We’ve talked a couple times now in that class about the idea that environmental educators wear “two hats” – our education hat, and our advocacy hat – and we have to be careful not to get them mixed up. What this means is that when teaching about environmental issues you have to be careful to present multiple viewpoints rather than advocating one specific way of seeing things to your students. Fine. But at the same time we’re being told that one of the core goals of environmental education is to empower people to practice more environmentally responsible behavior and take action to protect the environment.
Okay, so we can’t be advocates but we want to teach other people to be. Hmm.
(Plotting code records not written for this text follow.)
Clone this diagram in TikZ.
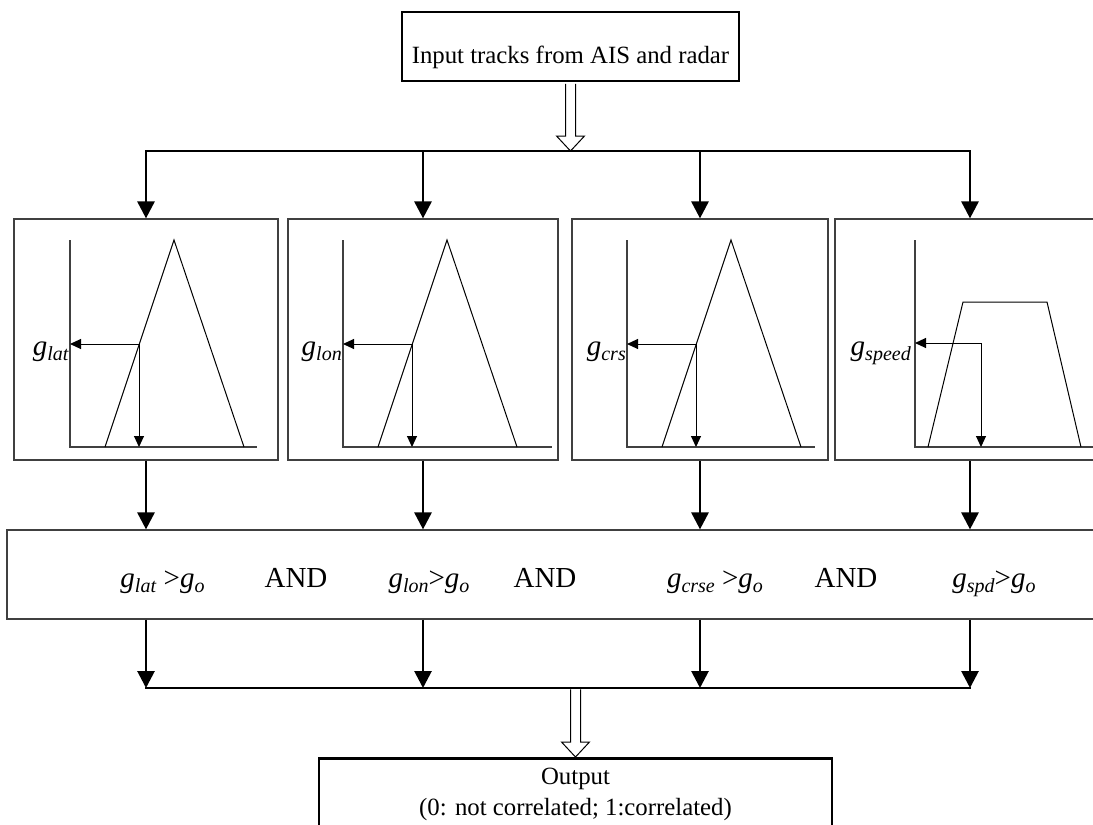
\documentclass[tikz,border=0pt]{standalone}
\usepackage{fontspec}
\setmainfont{Liberation Serif}
\usepackage{tikz}
\usetikzlibrary{arrows.meta,calc}

\newcommand{\gsub}[1]{\textit{g}\raisebox{-5pt}{\fontsize{20}{20}\selectfont\textit{#1}}}

\begin{document}
\begin{tikzpicture}[x=1pt, y=-1pt,
    every node/.style={font=\fontsize{24.8}{31}\selectfont},
    thickbox/.style={draw, line width=2.8pt, inner xsep=0pt},
    panel/.style={draw=black!75, line width=1.2pt, minimum height=241pt, inner sep=0pt},
    gatebox/.style={draw=black!75, line width=1.2pt, minimum width=1098pt, minimum height=89pt, inner sep=0pt},
    flow/.style={line width=2.8pt, -{Triangle[length=17pt,width=17pt]}},
    bus/.style={line width=2.8pt, line cap=rect},
    hollow/.style={draw, line width=1pt, fill=white},
    axisline/.style={draw=black!75, line width=1.2pt},
    mfline/.style={line width=1pt},
    pick/.style={line width=1pt, -{Triangle[length=11pt,width=10pt]}},
    cond/.style={font=\fontsize{29}{35}\selectfont, anchor=base, inner sep=0pt},
    glabel/.style={font=\fontsize{29}{35}\selectfont, anchor=base east, inner sep=0pt}
]
\useasboundingbox (0,0) rectangle (1093,825);
\clip (0,0) rectangle (1093,825);

% Input
\node[thickbox, minimum width=337pt, minimum height=69pt, text height=33pt, text depth=0pt] (src) at (570.5,46.5) {Input tracks from AIS and radar};

% Membership panels
\node[panel, minimum width=264pt] (p1) at (146,339.5) {};
\node[panel, minimum width=270pt] (p2) at (423,339.5) {};
\node[panel, minimum width=256pt] (p3) at (700,339.5) {};
\node[panel, minimum width=270pt] (p4) at (970,339.5) {};

% Split to the four panels
\coordinate (split) at (570.5,151);
\draw[hollow] ($(src.south)+(-5,1.4)$) -- ($(split)+(-5,-15)$) -- ($(split)+(-14,-15)$) -- (split)
    -- ($(split)+(14,-15)$) -- ($(split)+(5,-15)$) -- ($(src.south)+(5,1.4)$);
\draw[bus] (p1.north |- split) -- (p4.north |- split);
\foreach \p in {p1,p2,p3,p4}
    \draw[flow] (\p.north |- split) -- (\p.north);

% Triangular functions
\foreach \ax/\xe/\lab in {70/257/lat, 343/552/lon, 627/815/crs} {
    \draw[axisline] (\ax,240) |- (\xe,447);
    \draw[mfline] (\ax+35,447) -- (\ax+104,240) -- (\ax+174,447);
    \draw[pick] (\ax+69,344) -- (\ax,344);
    \draw[pick] (\ax+69,344) -- (\ax+69,447);
    \node[glabel] (g-\lab) at (\ax-1,355) {\gsub{\lab}};
}

% Trapezoid function (speed)
\draw[axisline] (915,240) |- (1100,447);
\draw[mfline] (928,447) -- (963,302) -- (1047,302) -- (1081,447);
\draw[pick] (981,343) -- (915,343);
\draw[pick] (981,343) -- (981,447);
\node[glabel] (g-speed) at (911,355) {\gsub{speed}};

% Conditions
\node[gatebox] (gate) at (556,574.5) {};
\foreach \p in {p1,p2,p3,p4}
    \draw[flow] (\p.south) -- (\p.south |- gate.north);
\node[cond] (c1) at (162.5,587) {\gsub{lat} >\gsub{o}};
\node[cond] (and1) at (296,587) {AND};
\node[cond] (c2) at (429,587) {\gsub{lon}>\gsub{o}};
\node[cond] (and2) at (545,587) {AND};
\node[cond] (c3) at (715,587) {\gsub{crse} >\gsub{o}};
\node[cond] (and3) at (846,587) {AND};
\node[cond] (c4) at (994,587) {\gsub{spd}>\gsub{o}};

% Merge
\coordinate (merge) at (575.5,688);
\foreach \p in {p1,p2,p3,p4}
    \draw[flow] (\p.south |- gate.south) -- (\p.south |- merge);
\draw[bus] (p1.south |- merge) -- (p4.south |- merge);

% Output
\node[thickbox, anchor=north, minimum width=513pt, align=center, inner ysep=10pt] (out) at (575.5,757) {Output\\(0: not correlated; 1:correlated)};
\draw[hollow] ($(merge)+(-5,1.4)$) -- ($(out.north)+(-5,-15)$) -- ($(out.north)+(-14,-15)$) -- (out.north)
    -- ($(out.north)+(14,-15)$) -- ($(out.north)+(5,-15)$) -- ($(merge)+(5,1.4)$);

\end{tikzpicture}
\end{document}
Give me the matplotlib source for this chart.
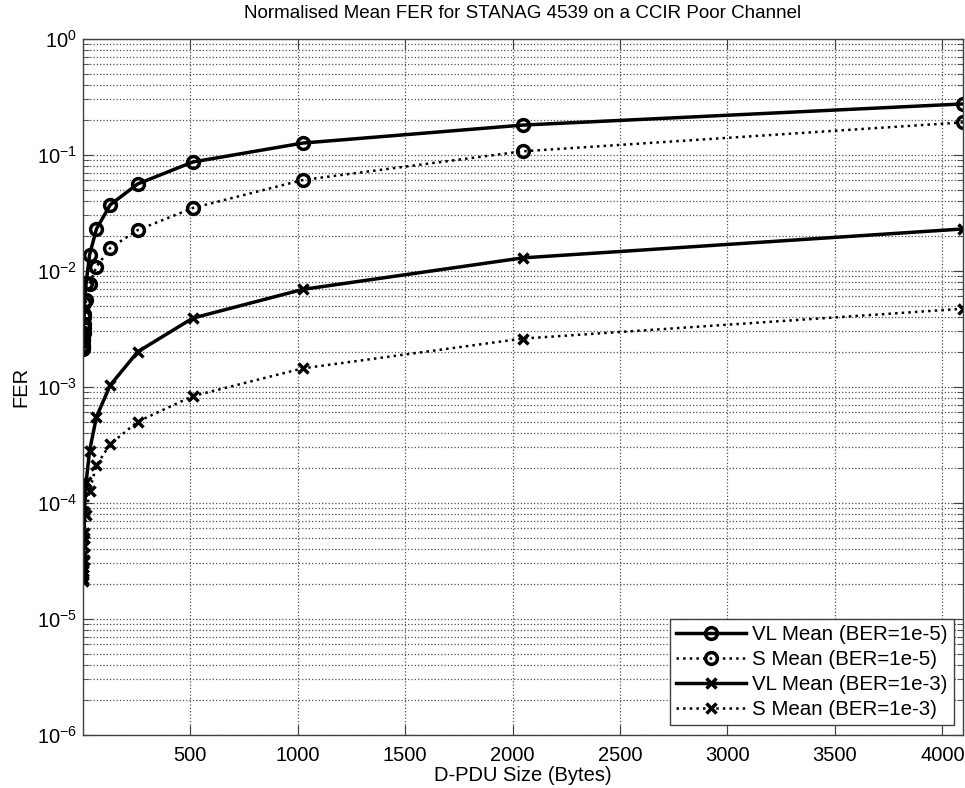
import matplotlib.pyplot as plt
import matplotlib.ticker as ticker

plt.rcParams['font.family'] = ['Liberation Sans', 'DejaVu Sans']
plt.rcParams['mathtext.fontset'] = 'custom'
plt.rcParams['mathtext.rm'] = 'Liberation Sans'
plt.rcParams['mathtext.it'] = 'Liberation Sans:italic'
plt.rcParams['mathtext.bf'] = 'Liberation Sans:bold'

# D-PDU sizes (bytes)
sizes = [1, 2, 3, 4, 6, 8, 16, 32, 64, 128, 256, 512, 1024, 2048, 4096]

# normalised mean FER per series
vl_ber5 = [0.0022, 0.0025, 0.0028, 0.0032, 0.0040, 0.0053, 0.0078, 0.0137,
           0.0229, 0.037, 0.056, 0.0865, 0.126, 0.18, 0.274]
s_ber5 = [0.0021, 0.0023, 0.0026, 0.0029, 0.0035, 0.0042, 0.0056, 0.0077,
          0.0108, 0.0157, 0.0224, 0.0347, 0.0605, 0.107, 0.19]
vl_ber3 = [2.2e-5, 2.6e-5, 3.1e-5, 3.6e-5, 5.0e-5, 8.3e-5, 1.5e-4, 2.8e-4,
           5.5e-4, 1.03e-3, 2.0e-3, 3.9e-3, 6.9e-3, 0.0129, 0.0229]
s_ber3 = [2.1e-5, 2.4e-5, 2.8e-5, 3.2e-5, 4.2e-5, 5.5e-5, 7.8e-5, 1.27e-4,
          2.1e-4, 3.2e-4, 5.0e-4, 8.3e-4, 1.44e-3, 2.6e-3, 4.7e-3]

labels = ['VL Mean (BER=1e-5)', 'S Mean (BER=1e-5)',
          'VL Mean (BER=1e-3)', 'S Mean (BER=1e-3)']
x_ticks = [500, 1000, 1500, 2000, 2500, 3000, 3500, 4000]
y_ticks = [1e-6, 1e-5, 1e-4, 1e-3, 1e-2, 1e-1, 1]

fig = plt.figure(figsize=(9.65, 7.88), dpi=100)
ax = fig.add_axes([0.0857, 0.0676, 0.9122, 0.8833])

ax.semilogy(sizes, vl_ber5, 'k-', marker='o', lw=2.5, ms=8.5, mew=2.5,
            mfc='none', label=labels[0])
ax.semilogy(sizes, s_ber5, 'k:', marker='o', lw=1.8, ms=8.5, mew=2.5,
            mfc='none', label=labels[1])
ax.semilogy(sizes, vl_ber3, 'k-', marker='x', lw=2.5, ms=7, mew=2.5,
            label=labels[2])
ax.semilogy(sizes, s_ber3, 'k:', marker='x', lw=1.8, ms=7, mew=2.5,
            label=labels[3])

ax.set_xlim(0, 4096)
ax.set_ylim(1e-6, 1)
ax.set_xticks(x_ticks)
ax.set_yticks(y_ticks)
ax.yaxis.set_minor_locator(ticker.LogLocator(base=10, subs=range(2, 10), numticks=20))
ax.yaxis.set_minor_formatter(ticker.NullFormatter())

ax.grid(True, which='major', axis='both', ls=':', lw=0.9, color='#505050')
ax.grid(True, which='minor', axis='y', ls=':', lw=0.9, color='#505050')

ax.tick_params(which='both', direction='in', top=True, right=True,
               labelsize=14.5, color='#404040')
ax.tick_params(which='major', length=7)
ax.tick_params(which='minor', length=4)
ax.tick_params(axis='x', pad=8)
ax.tick_params(axis='y', pad=4)
for sp in ax.spines.values():
    sp.set_color('#404040')
    sp.set_linewidth(1.0)

ax.set_title('Normalised Mean FER for STANAG 4539 on a CCIR Poor Channel',
             fontsize=13.5, pad=15)
ax.set_xlabel('D-PDU Size (Bytes)', fontsize=14.5, labelpad=1)
ax.set_ylabel('FER', fontsize=14.5, labelpad=5)

leg = ax.legend(loc='lower right', fontsize=14.8, fancybox=False,
                framealpha=1, edgecolor='#404040', borderaxespad=0.45,
                handlelength=3.4, handletextpad=0.3, labelspacing=0.3,
                borderpad=0.3)
leg.get_frame().set_linewidth(1.0)

fig.savefig('out.png', dpi=100)
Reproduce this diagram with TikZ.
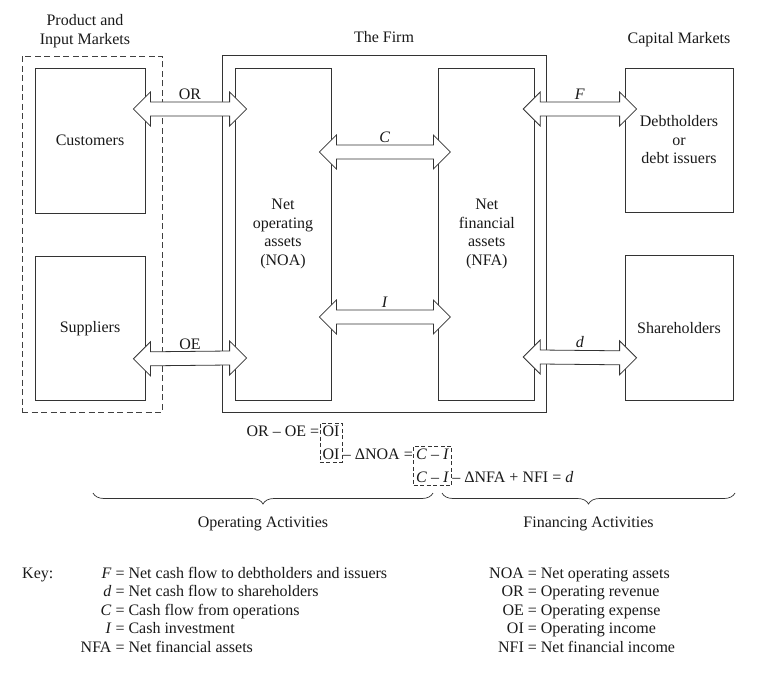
\documentclass[tikz,border=0pt]{standalone}
\usepackage{fontspec}
\setmainfont{Liberation Serif}
\usetikzlibrary{positioning,calc,fit,decorations.pathreplacing}

\tikzset{
    box/.style={draw=black!80, line width=0.8pt, align=center, inner sep=2pt},
    marketbox/.style={draw=black!75, line width=0.8pt, dash pattern=on 6pt off 3.5pt},
    firmbox/.style={draw=black!80, line width=0.8pt},
    fatarrow/.style={draw=black!80, fill=white, line width=0.8pt, line join=miter,
        to path={let \p1=(\tikztostart), \p2=(\tikztotarget) in
            (\x1,\y1) -- (\x1+17pt,\y1+17pt) -- (\x1+17pt,\y1+7pt) -- (\x2-17pt,\y2+7pt)
            -- (\x2-17pt,\y2+17pt) -- (\x2,\y2) -- (\x2-17pt,\y2-17pt) -- (\x2-17pt,\y2-7pt)
            -- (\x1+17pt,\y1-7pt) -- (\x1+17pt,\y1-17pt) -- cycle
            (\x1/2+\x2/2,\y1+7pt) -- ++(0pt,0pt) \tikztonodes}},
    flowlbl/.style={above, inner sep=2pt},
    eq/.style={inner sep=1.5pt},
    eqbox/.style={draw=black!80, line width=0.7pt, dash pattern=on 4pt off 2.5pt, inner sep=1pt},
    brace/.style={decorate, decoration={brace, mirror, amplitude=11pt}, draw=black!80, line width=0.7pt}
}

\begin{document}
\begin{tikzpicture}[x=1pt, y=-1pt,
    every node/.style={font=\fontsize{16}{18.5}\selectfont, text=black!90}]

  \useasboundingbox (0,0) rectangle (767,679);

  % Product and input markets
  \node[marketbox, minimum width=140pt, minimum height=356pt] (markets) at (92,234) {};
  \node[box, minimum width=110pt, minimum height=145pt] (cust) at (90,140.5) {Customers};
  \node[box, minimum width=110pt, minimum height=144pt, below=43pt of cust] (supp) {Suppliers};
  \node[align=center] (marketslbl) at (85,31) {Product and\\Input Markets};

  % The firm
  \node[firmbox, minimum width=324pt, minimum height=357pt] (firm) at (384,233.5) {};
  \node[box, minimum width=96pt, minimum height=332pt] (noa) at (283,234) {Net\\operating\\assets\\(NOA)};
  \node[box, minimum width=96pt, minimum height=332pt, right=107pt of noa] (nfa) {Net\\financial\\assets\\(NFA)};
  \node[anchor=base] (firmlbl) at (384,43) {The Firm};

  % Capital markets
  \node[box, minimum width=108pt, minimum height=144pt] (debt) at (679,140) {Debtholders\\or\\debt issuers};
  \node[box, minimum width=108pt, minimum height=145pt, below=43pt of debt] (share) {Shareholders};
  \node[anchor=base] (capitallbl) at (679,43.5) {Capital Markets};

  % Cash flows
  \draw[fatarrow] ([shift={(-12,-31.5)}]cust.east) to node[flowlbl] (orlbl) {OR} ([shift={(12,-125)}]noa.west);
  \draw[fatarrow] ([shift={(-12,30)}]supp.east) to node[flowlbl] (oelbl) {OE} ([shift={(12,124)}]noa.west);
  \draw[fatarrow] ([shift={(-12,-82)}]noa.east) to node[flowlbl] (clbl) {\textit{C}} ([shift={(12,-82)}]nfa.west);
  \draw[fatarrow] ([shift={(-12,83)}]noa.east) to node[flowlbl] (ilbl) {\textit{I}} ([shift={(12,83)}]nfa.west);
  \draw[fatarrow] ([shift={(-12,-125)}]nfa.east) to node[flowlbl] (flbl) {\textit{F}} ([shift={(12,-31)}]debt.west);
  \draw[fatarrow] ([shift={(-12,123)}]nfa.east) to node[flowlbl] (dlbl) {\textit{d}} ([shift={(12,29.5)}]share.west);

  % Equations
  \node[eq] (oi1) at (331,431) {OI};
  \node[eq, anchor=base east] (eq1) at (oi1.base west) {OR -- OE =};
  \node[eq, below=9pt of oi1] (oi2) {OI};
  \node[eq, anchor=base west] (eq2) at (oi2.base east) {-- ΔNOA =};
  \node[eq, anchor=base west] (ci1) at (eq2.base east) {\textit{C} -- \textit{I}};
  \node[eq, below=9pt of ci1] (ci2) {\textit{C} -- \textit{I}};
  \node[eq, anchor=base west] (eq3) at (ci2.base east) {-- ΔNFA + NFI = \textit{d}};
  \node[eqbox, fit=(oi1) (oi2)] (oibox) {};
  \node[eqbox, fit=(ci1) (ci2)] (cibox) {};

  % Activity braces
  \draw[brace] (93,493) -- node[below=20pt] (oplbl) {Operating Activities} (433,493);
  \draw[brace] (442,493) -- node[below=20pt] (finlbl) {Financing Activities} (735,493);

  % Key
  \node[anchor=base west, inner sep=0pt] (keylbl) at (22,578) {Key:};
  \node[anchor=base west, inner sep=0pt] (keyleft) at (80.5,578) {%
    \begin{tabular}[t]{@{}r@{\ =\ }l@{}}
      \textit{F} & Net cash flow to debtholders and issuers\\
      \textit{d} & Net cash flow to shareholders\\
      \textit{C} & Cash flow from operations\\
      \textit{I} & Cash investment\\
      NFA & Net financial assets
    \end{tabular}};
  \node[anchor=base west, inner sep=0pt] (keyright) at (489,578) {%
    \begin{tabular}[t]{@{}r@{\ =\ }l@{}}
      NOA & Net operating assets\\
      OR & Operating revenue\\
      OE & Operating expense\\
      OI & Operating income\\
      NFI & Net financial income
    \end{tabular}};

\end{tikzpicture}
\end{document}
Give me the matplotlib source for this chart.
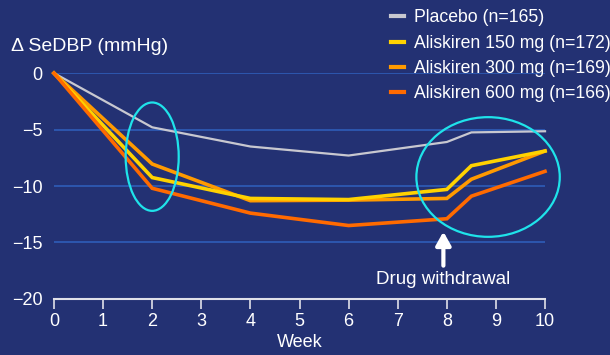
import matplotlib
matplotlib.use("Agg")
import matplotlib.pyplot as plt
from matplotlib.patches import Ellipse

# Data
weeks = [0, 2, 4, 6, 8, 8.5, 10]
placebo = [0, -4.8, -6.5, -7.3, -6.1, -5.25, -5.15]
ali150 = [0, -9.25, -11.1, -11.2, -10.3, -8.2, -6.9]
ali300 = [0, -8.05, -11.3, -11.25, -11.1, -9.4, -6.9]
ali600 = [0, -10.2, -12.4, -13.5, -12.9, -10.9, -8.7]
labels = ["Placebo (n=165)", "Aliskiren 150 mg (n=172)",
          "Aliskiren 300 mg (n=169)", "Aliskiren 600 mg (n=166)"]
x_ticks = list(range(0, 11))
y_ticks = [0, -5, -10, -15, -20]

bg = "#233173"
colors = ["#c8c8d0", "#ffd200", "#ff9a00", "#ff6a00"]

plt.rcParams["font.family"] = ["Liberation Sans", "DejaVu Sans"]

fig = plt.figure(figsize=(6.1, 3.55), dpi=100, facecolor=bg)
ax = fig.add_axes([0.0885, 0.158, 0.805, 0.636], facecolor=bg)

for yv in y_ticks[:-1]:
    ax.plot([0, 10], [yv, yv], color="#2f5db8", lw=1.2, zorder=1)

series = [placebo, ali150, ali300, ali600]
widths = [1.6, 2.6, 2.6, 2.6]
order = [0, 2, 1, 3]
handles = [None] * 4
for i in order:
    h, = ax.plot(weeks, series[i], color=colors[i], lw=widths[i],
                 clip_on=False, zorder=3, solid_joinstyle="miter")
    handles[i] = h

ax.add_patch(Ellipse((2, -7.4), 1.08, 9.6, fill=False, ec="#1fe3ea", lw=1.6,
                     zorder=4, clip_on=False))
ax.add_patch(Ellipse((8.84, -9.2), 2.92, 10.6, fill=False, ec="#1fe3ea", lw=1.6,
                     zorder=4, clip_on=False))

ax.annotate("", xy=(7.93, -13.8), xytext=(7.93, -17.3),
            arrowprops=dict(arrowstyle="-|>,head_width=0.45,head_length=0.8",
                            color="white", lw=3))
ax.text(7.93, -18.3, "Drug withdrawal", color="white", fontsize=13.5,
        ha="center", va="center")

ax.set_xlim(0, 10)
ax.set_ylim(-20, 0)
ax.set_xticks(x_ticks)
ax.set_yticks(y_ticks)
ax.set_yticklabels(["0", "\u22125", "\u221210", "\u221215", "\u221220"])
for s in ["top", "right", "left"]:
    ax.spines[s].set_visible(False)
ax.spines["bottom"].set_color("#e0e0e8")
ax.spines["bottom"].set_linewidth(1.5)
ax.tick_params(axis="x", colors="#e0e0e8", labelcolor="white", labelsize=13,
               length=7, width=1.2, direction="out", pad=3)
ax.tick_params(axis="y", length=0, labelcolor="white", labelsize=13, pad=8)
ax.set_xlabel("Week", color="white", fontsize=13, labelpad=3)

fig.text(0.018, 0.868, "\u0394 SeDBP (mmHg)", color="white", fontsize=14,
         ha="left", va="center")

leg = fig.legend(handles, labels, loc="upper right", bbox_to_anchor=(1.027, 1.018),
                 frameon=False, fontsize=12.7, handlelength=0.75,
                 handletextpad=0.55, labelspacing=0.47, labelcolor="white")
for lh in leg.get_lines():
    lh.set_linewidth(3)

fig.savefig("out.png", dpi=100, facecolor=bg)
I think there is a middle ground here that makes sense – I definitely believe in presenting multiple viewpoints on a controversial issue, and a teacher who requires her students to agree with her and to, say, write letters to a legislator supporting her position is frankly a bad teacher. But at the same time, you do your students a disservice by pretending to be neutral on an issue when you’re not. No one is really objective or neutral, we all have our biases, and it’s surely better to acknowledge them. Sometimes there is a right and a wrong side of an issue, damn it! As the very wise Douglas Adams once said, “All opinions are not equal. Some are a very great deal more robust, sophisticated and well supported in logic and argument than others.”
I guess I just feel that the “two hats” concept is setting up a false dichotomy that’s not helpful in navigating this fine line. Environmental educators ARE environmental advocates. If we weren’t passionate about inspiring people to love and protect the environment, we wouldn’t have gotten into this field in the first place. Does anyone else have a take on this?